Enough. I pulled out my phone, rang the local gardaí and reported both incidents. We had one thug careering down the pavements of main street on an e-cycle, terrorising elderly people and forcing pedestrians out of his way. We had another fellow crushing and breaking the shrubs in Emmet Place by crashing through them on his bike, egged on by a gang of lads sitting on a bench in the park. Could they get somebody down into the town? I’d never seen anything like it and I didn’t want to take this crew on by myself.

The guard took my name and number, then informed me that my call would have to be patched through to some central control outfit to whom I would have to explain everything all over again, before anything could be done by the local cops.

What? I said.

“Hang on,” he said. I stayed on hold for a few minutes, standing there on the side of the street watching the attempted destruction of the park. Then another guard came on the line. He was control, he explained.

Before anything could be done, it emerged, he and I were required to go through a lengthy rigmarole of questions and answers. I went along with it for a while, before protesting that if they didn’t get a few gardaí into the town fast, the park would be wrecked and somebody could be injured by the marauding e-cycle thug.

No. I was told politely and firmly, all questions, which included whether I wanted to be interviewed personally by a member of the Garda Siochana, had to be gone through before the gardaí could be authorised to attend the incident. I bit my lip and argued no more. I asked this garda if he was local and knew the Spiller’s Lane area of the town, or the main street. No, he wasn’t, so he didn’t. I gave him the most detailed description I could. We ended the call.

Right, I thought hopelessly. As I started walking away, I heard one of the teenagers say: “Lads, your ‘wan is after calling the guards”. They all laughed heartily.
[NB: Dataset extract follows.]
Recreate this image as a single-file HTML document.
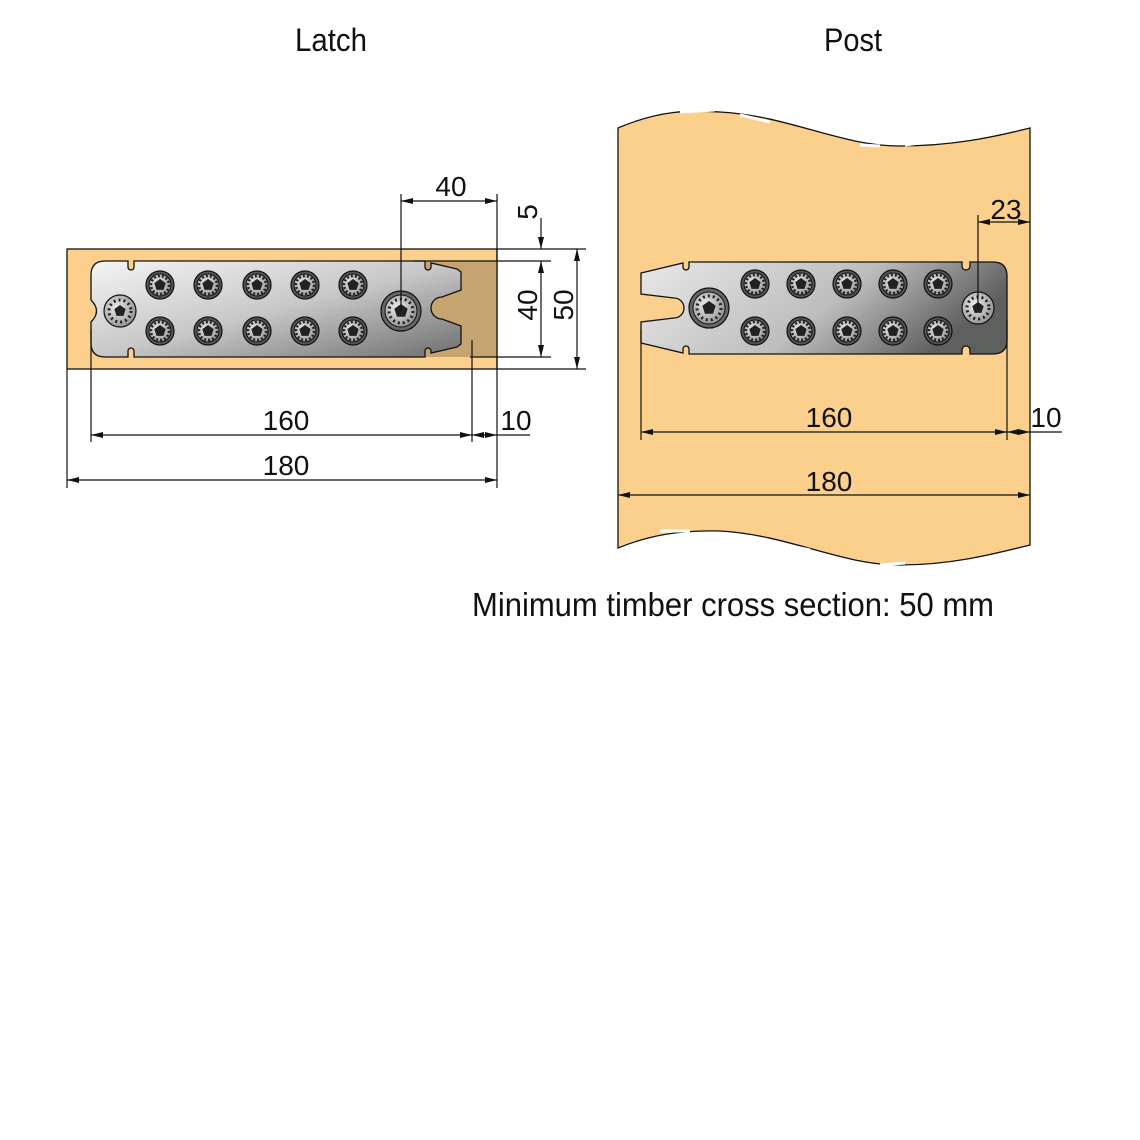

I ignored them and left.

A short time later, my phone rang. Was I still at the scene of the incident?

“No” I said gloomily,” I’d had to go to a meeting.

“There was a patrol car on the way now,” the garda caller reassured me.

“Oh,” I said, “that’s great.

Now please don’t get me wrong here because I’m not being smart. But we didn’t need a patrol car to be sent down. What we needed in that town that day - and every day - is feet on the street. We need gardaí on the beat to nip this kind of behaviour in the bud. This is a small, lovely, happy town and young lads are out of control and starting to terrorise people.

“I can’t remember the last time I saw a unformed garda walk up or down a street in Clonakilty,” I said.

“That’s why these young thugs are getting away with things. Why aren’t gardaí out on the beat here anymore?”

I got no answer. The garda at the other end of the line politely wished me a good day. And no doubt, within 10, 15 or 20 minutes, a patrol car did drive down the main street, which no doubt had long ago been exited by the brat on the e-cycle, continued down to Emmet Place and paused at the little Georgian Square, which had been vandalised by young teenage thugs for fun. Who, of course, despite their bravado, were also long gone.

Another day in another small Irish town. This was a bit of a learning curve. I had read that gardaí have to get permission from some disembodied control at the other end of the country to even step outside the door of their station to attend a traffic accident, but here was the everyday reality of it.

So they’re chained to their desks at a time when respect for authority is at its lowest, and when people can terrorise pedestrians and vandalise local landmarks without anybody intervening?